● **STATED EXERCISE**
Omit images. Retype all entries verbatim.

(Entries with chart source code)
···
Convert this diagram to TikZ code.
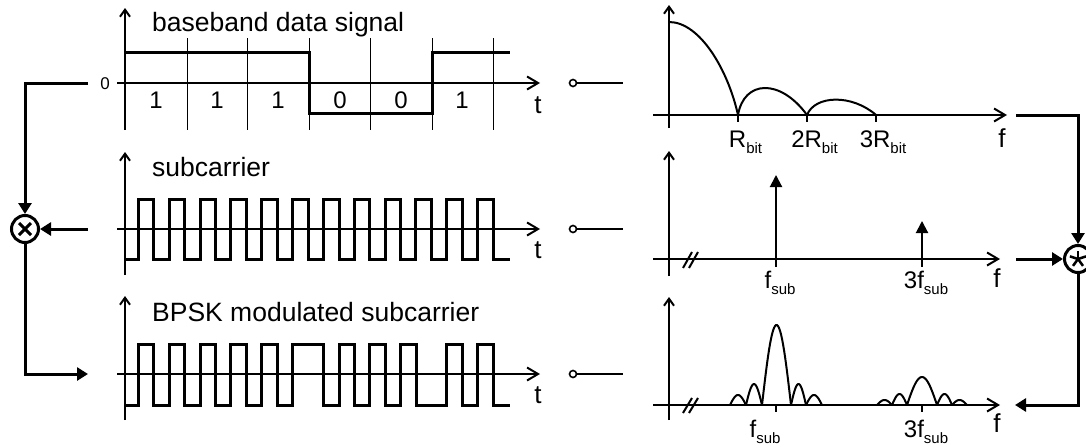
\documentclass[tikz,border=0pt]{standalone}
\usepackage{fontspec}
\setmainfont{Liberation Sans}
\usetikzlibrary{arrows.meta}
\newcommand\mysub[1]{\raisebox{-6pt}{\fontsize{15}{15}\selectfont #1}}
\begin{document}
\begin{tikzpicture}[x=1pt,y=-1pt,
  sig/.style={line width=3pt},
  axisl/.style={line width=2pt},
  harr/.style={axisl,-{Straight Barb[length=11pt,width=13pt]}},
  varr/.style={axisl,-{Straight Barb[length=7pt,width=10pt]}},
  gridl/.style={line width=1pt},
  conn/.style={line width=3pt,-{Triangle[length=11pt,width=13pt]}},
  conn0/.style={line width=3pt},
  opnode/.style={circle,draw,line width=3pt,minimum size=27pt,inner sep=0pt},
  tsym/.style={circle,draw,line width=1.6pt,minimum size=7pt,inner sep=0pt},
  tline/.style={line width=2pt},
  ttl/.style={anchor=base west,inner sep=0pt,font=\fontsize{26.5}{30}\selectfont},
  lbl/.style={anchor=base,inner sep=0pt,font=\fontsize{24}{28}\selectfont},
  axlbl/.style={anchor=base,inner sep=0pt,font=\fontsize{26}{30}\selectfont},
  imp/.style={line width=2pt,-{Triangle[length=12pt,width=12pt]}},
  lobe/.style={line width=2pt}]
\clip (0,0) rectangle (1086,447);
\fill[white] (0,0) rectangle (1086,447);

% ================= LEFT: time domain =================
% --- baseband data signal
\foreach \x in {187,247,309,370,432,493} \draw[gridl] (\x,38) -- (\x,130);
\draw[harr] (117,83) -- (540,83);
\draw[varr] (125,130) -- (125,8);
\node[ttl] (t1) at (152,31) {baseband data signal};
\node[inner sep=0pt,font=\fontsize{17}{20}\selectfont] (zero) at (105,84) {0};
\draw[sig] (125,52) -- (309,52) -- (309,113) -- (432,113) -- (432,52) -- (510,52);
\foreach \x/\b [count=\i] in {156/1,217/1,278/1,340/0,401/0,462/1}
  \node[lbl] (bit\i) at (\x,108) {\b};
\node[axlbl] (tt1) at (538,113) {t};

% --- subcarrier
\draw[harr] (117,229) -- (540,229);
\draw[varr] (125,275) -- (125,152);
\node[ttl] (t2) at (152,176) {subcarrier};
\draw[sig] (125,259)
  \foreach \k in {0,...,11}{
    -- ({138.3+30.85*\k},259) -- ({138.3+30.85*\k},199)
    -- ({153.9+30.85*\k},199) -- ({153.9+30.85*\k},259)}
  -- (510,259);
\node[axlbl] (tt2) at (538,258) {t};

% --- BPSK modulated subcarrier
\draw[harr] (117,374) -- (540,374);
\draw[varr] (125,420) -- (125,296);
\node[ttl] (t3) at (152,321) {BPSK modulated subcarrier};
\draw[sig] (125,405)
  \foreach \r/\f in {138.3/153.9,169.2/184.8,200/215.6,230.9/246.5,261.7/277.3,
                     292.6/323.4,339/354.3,369.9/385.1,400.7/416,446.8/462.4,477.7/493.3}{
    -- (\r,405) -- (\r,344) -- (\f,344) -- (\f,405)}
  -- (510,405);
\node[axlbl] (tt3) at (538,403) {t};

% --- multiplier
\node[opnode] (mul) at (25,229) {};
\draw[line width=3pt] (19,223) -- (31,235) (31,223) -- (19,235);
\coordinate (inA) at (88,83);
\coordinate (inAc) at (25,83);
\coordinate (inB) at (88,229);
\coordinate (outC) at (88,374);
\coordinate (outCc) at (25,374);
\draw[conn] (inA) -- (inAc) -- (mul.north);
\draw[conn] (inB) -- (mul.east);
\draw[conn] (mul.south) -- (outCc) -- (outC);

% --- transform symbols
\foreach \y/\n in {83/1,229/2,374/3}{
  \node[tsym] (ts\n) at (573,\y) {};
  \coordinate (te\n) at (623,\y);
  \draw[tline] (ts\n) -- (te\n);
}

% ================= RIGHT: frequency domain =================
% --- top spectrum
\draw[harr] (653,115) -- (1007,115);
\draw[varr] (669,128) -- (669,5);
\foreach \x in {738,807,876} \draw[axisl] (\x,115) -- (\x,122);
\draw[lobe] (669,22) .. controls (700,22) and (728,70) .. (738,115);
\draw[lobe] (738,115) .. controls (744,80) and (780,78) .. (807,115);
\draw[lobe] (807,115) .. controls (815,95) and (852,94) .. (876,115);
\node[lbl] (r1) at (745.5,147) {R\mysub{bit}};
\node[lbl] (r2) at (814.5,147) {2R\mysub{bit}};
\node[lbl] (r3) at (883,147) {3R\mysub{bit}};
\node[axlbl] (f1) at (1002,147) {f};

% --- middle spectrum
\draw[harr] (653,259) -- (1000,259);
\draw[varr] (669,276) -- (669,151);
\draw[axisl] (683,268) -- (692,252) (689,268) -- (698,252);
\draw[axisl] (776,259) -- (776,267) (922,259) -- (922,267);
\draw[imp] (776,259) -- (776,175);
\draw[imp] (922,259) -- (922,221);
\node[lbl] (s1) at (780,288) {f\mysub{sub}};
\node[lbl] (s2) at (926,288) {3f\mysub{sub}};
\node[axlbl] (f2) at (997,287) {f};

% --- bottom spectrum
\draw[harr] (653,405) -- (1000,405);
\draw[varr] (669,420) -- (669,297);
\draw[axisl] (683,413) -- (692,398) (689,413) -- (698,398);
\draw[axisl] (776,405) -- (776,412) (922,405) -- (922,412);
\foreach \a/\b/\h in {730/746/10,746/762/21,762/791/80,791/806/21,806/822/10,
                      877/892/5,892/907/11,907/937/28,937/952/11,952/967/5}
  \draw[lobe] plot[domain=0:180,samples=30] ({\a+(\b-\a)*\x/180},{405-\h*sin(\x)});
\node[lbl] (s3) at (765,437) {f\mysub{sub}};
\node[lbl] (s4) at (926,437) {3f\mysub{sub}};
\node[axlbl] (f3) at (997,432) {f};

% --- convolution
\node[opnode] (conv) at (1078,259) {};
\foreach \a in {-90,-18,-162,54,126}
  \draw[line width=2.5pt] (1078,259) -- ++(\a:8.5);
\coordinate (cA) at (1016,115);
\coordinate (cAc) at (1078,115);
\coordinate (cB) at (1016,259);
\coordinate (cC) at (1015,405);
\coordinate (cCc) at (1078,405);
\draw[conn] (cA) -- (cAc) -- (conv.north);
\draw[conn] (cB) -- (conv.west);
\draw[conn] (conv.south) -- (cCc) -- (cC);
\end{tikzpicture}
\end{document}
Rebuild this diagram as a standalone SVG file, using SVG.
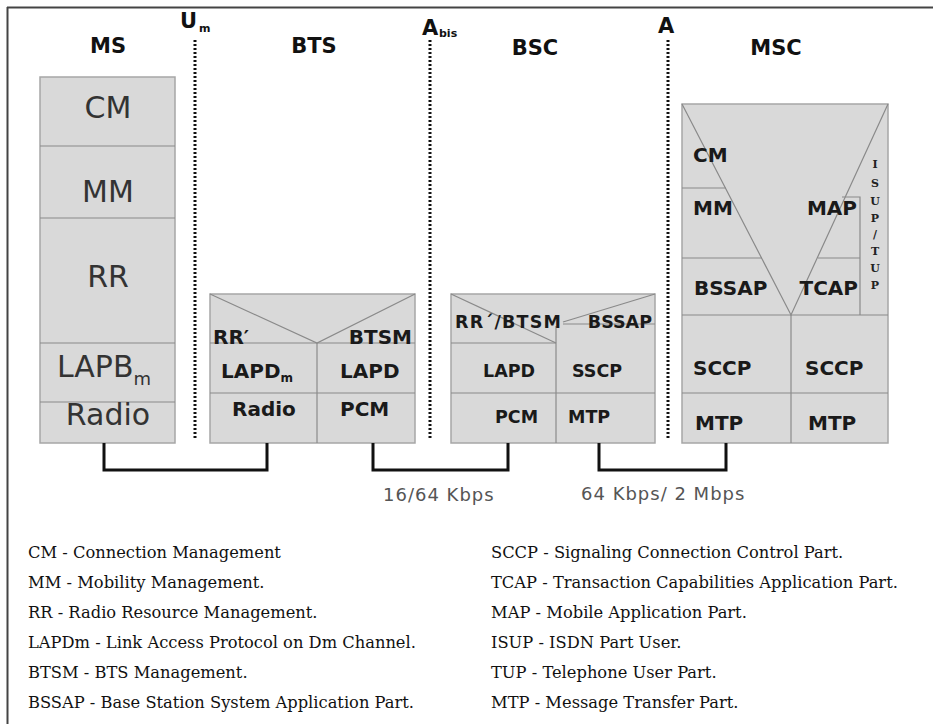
···
● **WRITTEN ANSWER**
Convert this diagram to TikZ code.
\documentclass[tikz,border=0pt]{standalone}
\usepackage{fontspec}
\setmainfont{Liberation Sans}
\usetikzlibrary{arrows.meta}
\newcommand\mysub[1]{\raisebox{-6pt}{\fontsize{15}{15}\selectfont #1}}
\begin{document}
\begin{tikzpicture}[x=1pt,y=-1pt,
  sig/.style={line width=3pt},
  axisl/.style={line width=2pt},
  harr/.style={axisl,-{Straight Barb[length=11pt,width=13pt]}},
  varr/.style={axisl,-{Straight Barb[length=7pt,width=10pt]}},
  gridl/.style={line width=1pt},
  conn/.style={line width=3pt,-{Triangle[length=11pt,width=13pt]}},
  conn0/.style={line width=3pt},
  opnode/.style={circle,draw,line width=3pt,minimum size=27pt,inner sep=0pt},
  tsym/.style={circle,draw,line width=1.6pt,minimum size=7pt,inner sep=0pt},
  tline/.style={line width=2pt},
  ttl/.style={anchor=base west,inner sep=0pt,font=\fontsize{26.5}{30}\selectfont},
  lbl/.style={anchor=base,inner sep=0pt,font=\fontsize{24}{28}\selectfont},
  axlbl/.style={anchor=base,inner sep=0pt,font=\fontsize{26}{30}\selectfont},
  imp/.style={line width=2pt,-{Triangle[length=12pt,width=12pt]}},
  lobe/.style={line width=2pt}]
\clip (0,0) rectangle (1086,447);
\fill[white] (0,0) rectangle (1086,447);

% ================= LEFT: time domain =================
% --- baseband data signal
\foreach \x in {187,247,309,370,432,493} \draw[gridl] (\x,38) -- (\x,130);
\draw[harr] (117,83) -- (540,83);
\draw[varr] (125,130) -- (125,8);
\node[ttl] (t1) at (152,31) {baseband data signal};
\node[inner sep=0pt,font=\fontsize{17}{20}\selectfont] (zero) at (105,84) {0};
\draw[sig] (125,52) -- (309,52) -- (309,113) -- (432,113) -- (432,52) -- (510,52);
\foreach \x/\b [count=\i] in {156/1,217/1,278/1,340/0,401/0,462/1}
  \node[lbl] (bit\i) at (\x,108) {\b};
\node[axlbl] (tt1) at (538,113) {t};

% --- subcarrier
\draw[harr] (117,229) -- (540,229);
\draw[varr] (125,275) -- (125,152);
\node[ttl] (t2) at (152,176) {subcarrier};
\draw[sig] (125,259)
  \foreach \k in {0,...,11}{
    -- ({138.3+30.85*\k},259) -- ({138.3+30.85*\k},199)
    -- ({153.9+30.85*\k},199) -- ({153.9+30.85*\k},259)}
  -- (510,259);
\node[axlbl] (tt2) at (538,258) {t};

% --- BPSK modulated subcarrier
\draw[harr] (117,374) -- (540,374);
\draw[varr] (125,420) -- (125,296);
\node[ttl] (t3) at (152,321) {BPSK modulated subcarrier};
\draw[sig] (125,405)
  \foreach \r/\f in {138.3/153.9,169.2/184.8,200/215.6,230.9/246.5,261.7/277.3,
                     292.6/323.4,339/354.3,369.9/385.1,400.7/416,446.8/462.4,477.7/493.3}{
    -- (\r,405) -- (\r,344) -- (\f,344) -- (\f,405)}
  -- (510,405);
\node[axlbl] (tt3) at (538,403) {t};

% --- multiplier
\node[opnode] (mul) at (25,229) {};
\draw[line width=3pt] (19,223) -- (31,235) (31,223) -- (19,235);
\coordinate (inA) at (88,83);
\coordinate (inAc) at (25,83);
\coordinate (inB) at (88,229);
\coordinate (outC) at (88,374);
\coordinate (outCc) at (25,374);
\draw[conn] (inA) -- (inAc) -- (mul.north);
\draw[conn] (inB) -- (mul.east);
\draw[conn] (mul.south) -- (outCc) -- (outC);

% --- transform symbols
\foreach \y/\n in {83/1,229/2,374/3}{
  \node[tsym] (ts\n) at (573,\y) {};
  \coordinate (te\n) at (623,\y);
  \draw[tline] (ts\n) -- (te\n);
}

% ================= RIGHT: frequency domain =================
% --- top spectrum
\draw[harr] (653,115) -- (1007,115);
\draw[varr] (669,128) -- (669,5);
\foreach \x in {738,807,876} \draw[axisl] (\x,115) -- (\x,122);
\draw[lobe] (669,22) .. controls (700,22) and (728,70) .. (738,115);
\draw[lobe] (738,115) .. controls (744,80) and (780,78) .. (807,115);
\draw[lobe] (807,115) .. controls (815,95) and (852,94) .. (876,115);
\node[lbl] (r1) at (745.5,147) {R\mysub{bit}};
\node[lbl] (r2) at (814.5,147) {2R\mysub{bit}};
\node[lbl] (r3) at (883,147) {3R\mysub{bit}};
\node[axlbl] (f1) at (1002,147) {f};

% --- middle spectrum
\draw[harr] (653,259) -- (1000,259);
\draw[varr] (669,276) -- (669,151);
\draw[axisl] (683,268) -- (692,252) (689,268) -- (698,252);
\draw[axisl] (776,259) -- (776,267) (922,259) -- (922,267);
\draw[imp] (776,259) -- (776,175);
\draw[imp] (922,259) -- (922,221);
\node[lbl] (s1) at (780,288) {f\mysub{sub}};
\node[lbl] (s2) at (926,288) {3f\mysub{sub}};
\node[axlbl] (f2) at (997,287) {f};

% --- bottom spectrum
\draw[harr] (653,405) -- (1000,405);
\draw[varr] (669,420) -- (669,297);
\draw[axisl] (683,413) -- (692,398) (689,413) -- (698,398);
\draw[axisl] (776,405) -- (776,412) (922,405) -- (922,412);
\foreach \a/\b/\h in {730/746/10,746/762/21,762/791/80,791/806/21,806/822/10,
                      877/892/5,892/907/11,907/937/28,937/952/11,952/967/5}
  \draw[lobe] plot[domain=0:180,samples=30] ({\a+(\b-\a)*\x/180},{405-\h*sin(\x)});
\node[lbl] (s3) at (765,437) {f\mysub{sub}};
\node[lbl] (s4) at (926,437) {3f\mysub{sub}};
\node[axlbl] (f3) at (997,432) {f};

% --- convolution
\node[opnode] (conv) at (1078,259) {};
\foreach \a in {-90,-18,-162,54,126}
  \draw[line width=2.5pt] (1078,259) -- ++(\a:8.5);
\coordinate (cA) at (1016,115);
\coordinate (cAc) at (1078,115);
\coordinate (cB) at (1016,259);
\coordinate (cC) at (1015,405);
\coordinate (cCc) at (1078,405);
\draw[conn] (cA) -- (cAc) -- (conv.north);
\draw[conn] (cB) -- (conv.west);
\draw[conn] (conv.south) -- (cCc) -- (cC);
\end{tikzpicture}
\end{document}
Rebuild this diagram as a standalone SVG file, using SVG.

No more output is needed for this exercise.